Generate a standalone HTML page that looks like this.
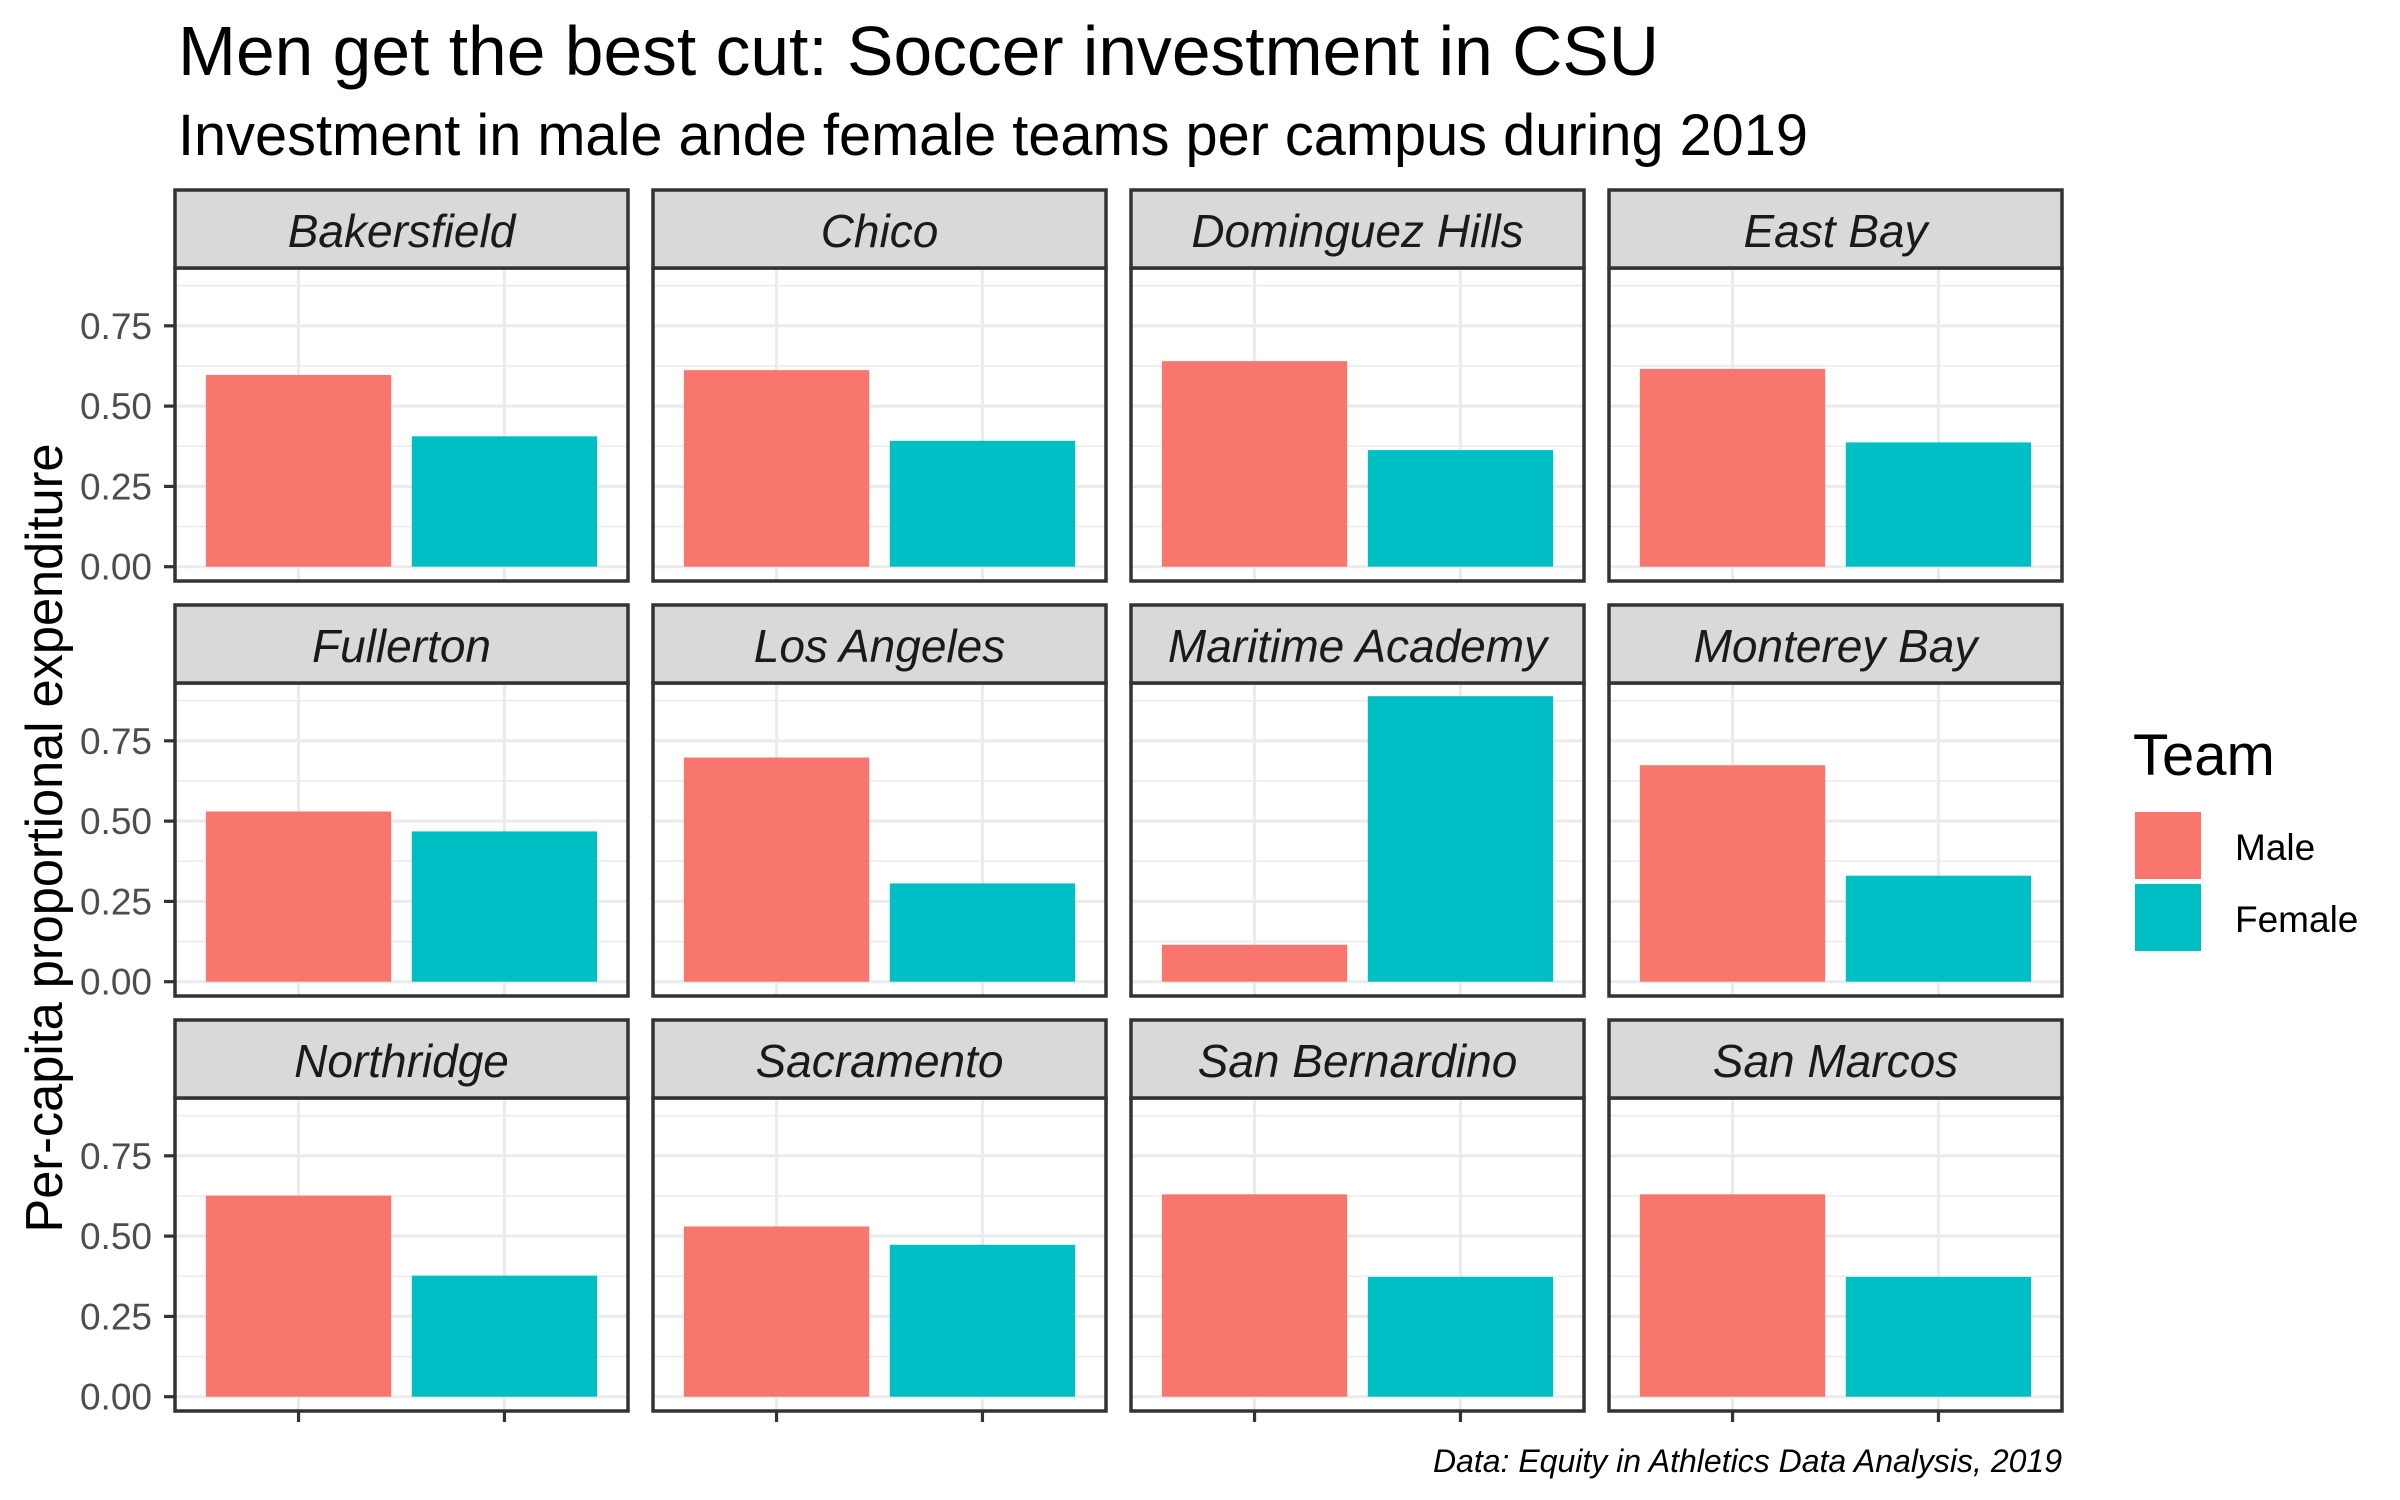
<!DOCTYPE html>
<html><head><meta charset="utf-8"><style>
body{margin:0;background:#fff;}
svg{display:block;font-family:"Liberation Sans",Arial,sans-serif;}
</style></head><body>
<svg id="chart" width="2400" height="1500" viewBox="0 0 2400 1500" xmlns="http://www.w3.org/2000/svg">
<text x="178" y="75" font-size="70" textLength="1481" lengthAdjust="spacingAndGlyphs">Men get the best cut: Soccer investment in CSU</text>
<text x="178" y="155" font-size="58" textLength="1630" lengthAdjust="spacingAndGlyphs">Investment in male ande female teams per campus during 2019</text>
<text transform="translate(62,838) rotate(-90)" text-anchor="middle" font-size="52" textLength="789" lengthAdjust="spacingAndGlyphs">Per-capita proportional expenditure</text>
<g id="panels"></g>
<text x="2133" y="775" font-size="58">Team</text>
<rect x="2135" y="812" width="66" height="67" fill="#F8766D"/>
<text x="2235" y="860" font-size="37">Male</text>
<rect x="2135" y="884" width="66" height="67" fill="#00BFC4"/>
<text x="2235" y="932" font-size="37">Female</text>
<text x="2062" y="1472" font-size="32" font-style="italic" text-anchor="end">Data: Equity in Athletics Data Analysis, 2019</text>
</svg>
<script>
const campuses = ["Bakersfield","Chico","Dominguez Hills","East Bay","Fullerton","Los Angeles","Maritime Academy","Monterey Bay","Northridge","Sacramento","San Bernardino","San Marcos"];
const maleValues = [0.597,0.612,0.640,0.616,0.530,0.698,0.115,0.674,0.626,0.530,0.630,0.630];
const femaleValues = [0.406,0.392,0.363,0.387,0.468,0.306,0.889,0.330,0.377,0.473,0.373,0.373];
const yTicks = [0,0.25,0.5,0.75];
const yTickLabels = ["0.00","0.25","0.50","0.75"];
const yMinor = [0.125,0.375,0.625,0.875];

const NS="http://www.w3.org/2000/svg";
const g=document.getElementById('panels');
function mk(tag,attrs,parent){const e=document.createElementNS(NS,tag);for(const k in attrs)e.setAttribute(k,attrs[k]);(parent||g).appendChild(e);return e;}
const PW=453, PX0=175, PPITCH=478, STRIP_TOP0=190, STRIP_H=78, ROWPITCH=415, BODY_H=313;
const yLo=-0.0445, yHi=0.930;
const xLo=0.4, xHi=2.6;
for(let i=0;i<campuses.length;i++){
  const col=i%4,row=Math.floor(i/4);
  const px=PX0+col*PPITCH, st=STRIP_TOP0+row*ROWPITCH, by=st+STRIP_H, bb=by+BODY_H;
  const yS=v=>bb-(v-yLo)/(yHi-yLo)*BODY_H;
  const xS=c=>px+(c-xLo)/(xHi-xLo)*PW;
  const pg=mk('g',{});
  
  
  mk('rect',{x:px,y:by,width:PW,height:BODY_H,fill:'#fff'},pg);
  yMinor.forEach(v=>{const l=mk('line',{x1:px,x2:px+PW,y1:yS(v),y2:yS(v),stroke:'#EBEBEB','stroke-width':1.6},pg);
    
    });
  yTicks.forEach(v=>{const l=mk('line',{x1:px,x2:px+PW,y1:yS(v),y2:yS(v),stroke:'#EBEBEB','stroke-width':3.2},pg);
    
    });
  [1,2].forEach(c=>{const l=mk('line',{x1:xS(c),x2:xS(c),y1:by,y2:bb,stroke:'#EBEBEB','stroke-width':3.2},pg);
    
    });
  const vals=[maleValues[i],femaleValues[i]], cols=['#F8766D','#00BFC4'], nm=['male','female'];
  vals.forEach((v,k)=>{const c=k+1;
    const r=mk('rect',{x:xS(c-0.45),width:xS(c+0.45)-xS(c-0.45),y:yS(v),height:yS(0)-yS(v),fill:cols[k]},pg);
    
    });
  mk('rect',{x:px,y:by,width:PW,height:BODY_H,fill:'none',stroke:'#333','stroke-width':3.5},pg);
  const s=mk('rect',{x:px,y:st,width:PW,height:STRIP_H,fill:'#D9D9D9',stroke:'#333','stroke-width':3.5},pg);
  
  
  const t=mk('text',{x:px+PW/2,y:st+57,'text-anchor':'middle','font-size':46,'font-style':'italic',fill:'#1A1A1A'},pg);
  t.textContent=campuses[i];
  
  
  if(col===0){
    yTicks.forEach((v,k)=>{
      mk('line',{x1:px-11,x2:px,y1:yS(v),y2:yS(v),stroke:'#333','stroke-width':3.2},pg);
      const tl=mk('text',{x:px-23,y:yS(v)+13,'text-anchor':'end','font-size':37,fill:'#4D4D4D'},pg);
      tl.textContent=yTickLabels[k];
      
      
    });
  }
  if(row===2){
    [1,2].forEach(c=>{const tk=mk('line',{x1:xS(c),x2:xS(c),y1:bb,y2:bb+11,stroke:'#333','stroke-width':3.2},pg);
      
      });
  }
}
</script>
</body></html>
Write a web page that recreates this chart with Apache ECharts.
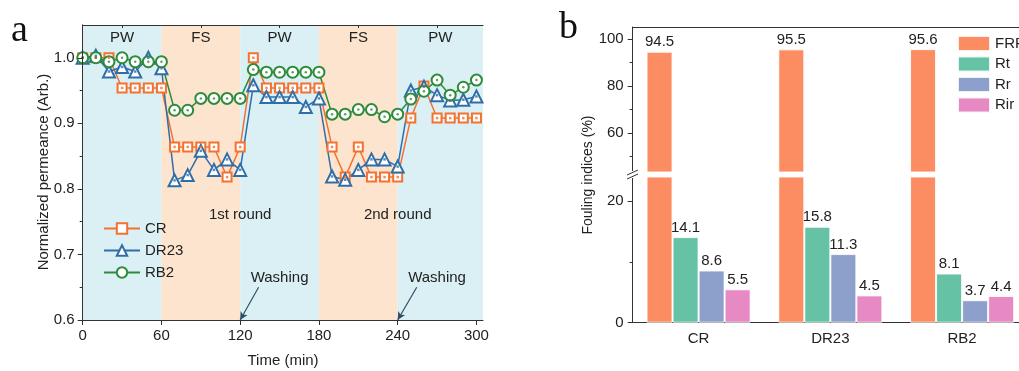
<!DOCTYPE html>
<html>
<head>
<meta charset="utf-8">
<script src="https://cdn.jsdelivr.net/npm/echarts@6/dist/echarts.min.js"></script>
<style>
  html, body {margin: 0; padding: 0; overflow: hidden; background: #fff;}
  #main {width: 1040px; height: 371px;}
</style>
</head>
<body>
<div id="main"></div>
<script>
// panel a: permeance vs time
const time = [0, 10, 20, 30, 40, 50, 60, 70, 80, 90, 100, 110, 120, 130, 140, 150, 160, 170, 180,
  190, 200, 210, 220, 230, 240, 250, 260, 270, 280, 290, 300];
const cr = [1.0, 1.0, 1.0, 0.954, 0.954, 0.954, 0.954, 0.864, 0.864, 0.864, 0.864, 0.818, 0.864,
  1.0, 0.954, 0.954, 0.954, 0.954, 0.954, 0.864, 0.818, 0.864, 0.818, 0.818, 0.818,
  0.908, 0.957, 0.908, 0.908, 0.908, 0.908];
const dr23 = [1.0, 1.003, 0.979, 0.986, 0.979, 1.0, 0.984, 0.813, 0.821, 0.858, 0.829, 0.845, 0.829,
  0.958, 0.94, 0.94, 0.94, 0.925, 0.938, 0.819, 0.814, 0.829, 0.845, 0.845, 0.834,
  0.95, 0.956, 0.943, 0.935, 0.936, 0.941];
const rb2 = [1.0, 1.0, 0.994, 1.0, 0.994, 0.994, 0.994, 0.92, 0.92, 0.938, 0.938, 0.938, 0.938,
  0.982, 0.978, 0.978, 0.978, 0.978, 0.978, 0.914, 0.914, 0.921, 0.921, 0.91, 0.914,
  0.937, 0.949, 0.966, 0.943, 0.955, 0.966];
const phaseNames = ['PW', 'FS', 'PW', 'FS', 'PW'];
const phaseStart = [0, 60, 120, 180, 240];
const phaseEnd = [60, 120, 180, 240, 305];
const xTicksA = [0, 60, 120, 180, 240, 300];
const xMinorA = [30, 90, 150, 210, 270];
const yTicksA = [0.6, 0.7, 0.8, 0.9, 1.0];
const yMinorA = [0.65, 0.75, 0.85, 0.95];

// panel b: fouling indices
const categories = ['CR', 'DR23', 'RB2'];
const frr = [94.5, 95.5, 95.6];
const rt = [14.1, 15.8, 8.1];
const rr = [8.6, 11.3, 3.7];
const rir = [5.5, 4.5, 4.4];
const yTicksUp = [60, 80, 100];
const yMinorUp = [50, 70, 90];
const yTicksLow = [0, 20];
const yMinorLow = [10];

const font = 'Arial, "Liberation Sans", sans-serif';
const ink = '#222';
const axisCol = '#333';
const colA = {CR: '#F4712F', DR23: '#2F6EA8', RB2: '#2E8B3A'};
const colB = {FRR: '#FC8D62', Rt: '#66C2A5', Rr: '#8DA0CB', Rir: '#E78AC3'};

const chart = echarts.init(document.getElementById('main'));

const zip = ys => time.map((t, i) => [t, ys[i]]);

function lineSeries(name, ys, symbol, size) {
  return {
    name, type: 'line', xAxisIndex: 0, yAxisIndex: 0, z: 3,
    data: zip(ys),
    symbol, symbolSize: size,
    color: colA[name],
    lineStyle: {width: 1.5, color: colA[name]},
    itemStyle: {color: colA[name], borderWidth: 1.5},
    emphasis: {disabled: true}
  };
}
function dotSeries(name, ys, symbol) {
  return {
    name: name + '-dot', type: 'scatter', xAxisIndex: 0, yAxisIndex: 0, z: 4, silent: true,
    data: zip(ys), symbol, symbolSize: 2.5,
    itemStyle: {color: colA[name]}
  };
}

const bar = (name, data, xi, yi, showLabel) => ({
  name, type: 'bar', xAxisIndex: xi, yAxisIndex: yi,
  data, barGap: '0%', barCategoryGap: '21%',
  itemStyle: {color: colB[name], borderColor: 'rgba(255,255,255,0.85)', borderWidth: 1},
  label: {show: showLabel, position: 'top', distance: 2, color: ink, fontSize: 15, fontFamily: font},
  emphasis: {disabled: true}
});

const minorY = (grid, min, max, vals) => ({
  type: 'value', gridIndex: grid, position: 'left', min, max,
  axisLine: {show: false}, splitLine: {show: false}, axisLabel: {show: false},
  axisTick: {show: true, length: 3, customValues: vals, lineStyle: {color: axisCol}}
});

chart.setOption({
  animation: false,
  textStyle: {fontFamily: font, color: ink},
  grid: [
    {left: 82.7, top: 25, width: 400.3, height: 295},
    {left: 632.7, top: 27, width: 395.3, height: 145},
    {left: 632.7, top: 177, width: 395.3, height: 145.7}
  ],
  legend: [
    {
      data: ['CR', 'DR23', 'RB2'], orient: 'vertical', left: 98, top: 216,
      itemWidth: 36, itemHeight: 13, itemGap: 7,
      textStyle: {fontSize: 15, color: ink, fontFamily: font}
    },
    {
      data: ['FRR', 'Rt', 'Rr', 'Rir'], orient: 'vertical', left: 952, top: 30,
      icon: 'rect', itemWidth: 32, itemHeight: 15, itemGap: 3.5,
      textStyle: {fontSize: 15, color: ink, fontFamily: font}
    }
  ],
  xAxis: [
    {
      type: 'value', gridIndex: 0, min: 0, max: 305, z: 10,
      axisLine: {lineStyle: {color: axisCol}}, splitLine: {show: false},
      axisTick: {length: 5, customValues: xTicksA, lineStyle: {color: axisCol}},
      axisLabel: {customValues: xTicksA, fontSize: 15, color: ink, margin: 8}
    },
    {
      type: 'value', gridIndex: 0, min: 0, max: 305, z: 10,
      axisLine: {show: false}, splitLine: {show: false}, axisLabel: {show: false},
      axisTick: {inside: true, length: 3, customValues: xMinorA, lineStyle: {color: axisCol}}
    },
    {
      type: 'value', gridIndex: 0, min: 0, max: 305, position: 'top', z: 10,
      axisLine: {lineStyle: {color: axisCol}}, splitLine: {show: false},
      axisTick: {show: false}, axisLabel: {show: false}
    },
    {
      type: 'category', gridIndex: 1, data: categories, position: 'top',
      axisLine: {lineStyle: {color: axisCol}}, axisTick: {show: false}, axisLabel: {show: false}
    },
    {
      type: 'category', gridIndex: 2, data: categories,
      axisLine: {lineStyle: {color: axisCol}},
      axisTick: {alignWithLabel: true, length: 5, lineStyle: {color: axisCol}},
      axisLabel: {fontSize: 15, color: ink, margin: 9}
    },
    {
      type: 'category', gridIndex: 2, data: categories,
      axisLine: {show: false}, axisLabel: {show: false},
      axisTick: {inside: true, length: 3, lineStyle: {color: axisCol}}
    }
  ],
  yAxis: [
    {
      type: 'value', gridIndex: 0, min: 0.6, max: 1.05, z: 10,
      axisLine: {show: true, lineStyle: {color: axisCol}}, splitLine: {show: false},
      axisTick: {show: true, length: 5, customValues: yTicksA, lineStyle: {color: axisCol}},
      axisLabel: {customValues: yTicksA, fontSize: 15, color: ink, margin: 8,
        formatter: v => v.toFixed(1)}
    },
    minorY(0, 0.6, 1.05, yMinorA),
    {
      type: 'value', gridIndex: 0, min: 0.6, max: 1.05, position: 'right', z: 10,
      axisLine: {show: true, lineStyle: {color: axisCol}}, splitLine: {show: false},
      axisTick: {show: false}, axisLabel: {show: false}
    },
    {
      type: 'value', gridIndex: 1, min: 43.4, max: 105,
      axisLine: {show: true, lineStyle: {color: axisCol}}, splitLine: {show: false},
      axisTick: {show: true, length: 5, customValues: yTicksUp, lineStyle: {color: axisCol}},
      axisLabel: {customValues: yTicksUp, fontSize: 15, color: ink, margin: 9}
    },
    minorY(1, 43.4, 105, yMinorUp),
    {
      type: 'value', gridIndex: 2, min: 0, max: 24,
      axisLine: {show: true, lineStyle: {color: axisCol}}, splitLine: {show: false},
      axisTick: {show: true, length: 5, customValues: yTicksLow, lineStyle: {color: axisCol}},
      axisLabel: {customValues: yTicksLow, fontSize: 15, color: ink, margin: 9}
    },
    minorY(2, 0, 24, yMinorLow)
  ],
  series: [
    // shaded phases, arrows and notes for panel a
    {
      name: 'bg', type: 'line', xAxisIndex: 0, yAxisIndex: 0, z: 1, data: [], silent: true,
      markArea: {
        silent: true,
        data: phaseNames.map((n, i) => [
          {name: n, xAxis: phaseStart[i], itemStyle: {color: n === 'PW' ? '#DAF0F4' : '#FDE4CF'}},
          {xAxis: phaseEnd[i]}
        ]),
        label: {show: true, position: 'insideTop', distance: 5, fontSize: 15, color: ink, fontFamily: font}
      },
      markLine: {
        silent: true, symbol: ['none', 'arrow'], symbolSize: [6, 8],
        lineStyle: {color: '#2F4F63', width: 1.2, type: 'solid'},
        label: {show: false},
        data: [
          [{coord: [134, 0.65]}, {coord: [120, 0.6]}],
          [{coord: [254.5, 0.65]}, {coord: [240, 0.6]}]
        ]
      },
      markPoint: {
        silent: true, symbol: 'circle', symbolSize: 0,
        label: {show: true, position: 'inside', formatter: '{b}', fontSize: 15, color: ink, fontFamily: font},
        data: [
          {name: '1st round', coord: [120, 0.76]},
          {name: '2nd round', coord: [240, 0.76]},
          {name: 'Washing', coord: [150, 0.665]},
          {name: 'Washing', coord: [270, 0.665]}
        ]
      }
    },
    lineSeries('CR', cr, 'emptyRect', 9),
    lineSeries('DR23', dr23, 'emptyTriangle', 12),
    lineSeries('RB2', rb2, 'emptyCircle', 11),
    dotSeries('CR', cr, 'rect'),
    dotSeries('DR23', dr23, 'rect'),
    dotSeries('RB2', rb2, 'circle'),
    // panel b upper part
    bar('FRR', frr, 3, 3, true),
    bar('Rt', rt, 3, 3, false),
    bar('Rr', rr, 3, 3, false),
    bar('Rir', rir, 3, 3, false),
    // panel b lower part
    bar('FRR', frr, 4, 5, false),
    bar('Rt', rt, 4, 5, true),
    bar('Rr', rr, 4, 5, true),
    bar('Rir', rir, 4, 5, true)
  ],
  graphic: [
    {type: 'text', left: 11, top: 12, style: {text: 'a', fontSize: 38, fontFamily: '"Liberation Serif", "Times New Roman", serif', fill: '#111'}},
    {type: 'text', left: 559, top: 9, style: {text: 'b', fontSize: 38, fontFamily: '"Liberation Serif", "Times New Roman", serif', fill: '#111'}},
    {type: 'text', x: 44, y: 172, rotation: Math.PI / 2,
      style: {text: 'Normalized permeance (Arb.)', fontSize: 15, fontFamily: font, fill: ink, align: 'center', verticalAlign: 'middle'}},
    {type: 'text', x: 283, y: 361,
      style: {text: 'Time (min)', fontSize: 15, fontFamily: font, fill: ink, align: 'center', verticalAlign: 'middle'}},
    {type: 'text', x: 588, y: 175, rotation: Math.PI / 2,
      style: {text: 'Fouling indices (%)', fontSize: 14, fontFamily: font, fill: ink, align: 'center', verticalAlign: 'middle'}},
    // axis break marks
    {type: 'rect', shape: {x: 626, y: 171, width: 14, height: 7}, style: {fill: '#fff'}, z: 20},
    {type: 'line', shape: {x1: 627, y1: 175, x2: 638, y2: 170}, style: {stroke: axisCol, lineWidth: 1}, z: 21},
    {type: 'line', shape: {x1: 627, y1: 179, x2: 638, y2: 174}, style: {stroke: axisCol, lineWidth: 1}, z: 21}
  ]
});
</script>
</body>
</html>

# # # # #

:: What needs to be done ::
Make a list of all lines in the data that contain "page".

:: Response to the exercise ::
Generate a standalone HTML page that looks like this.
Write a web page that recreates this chart with Apache ECharts.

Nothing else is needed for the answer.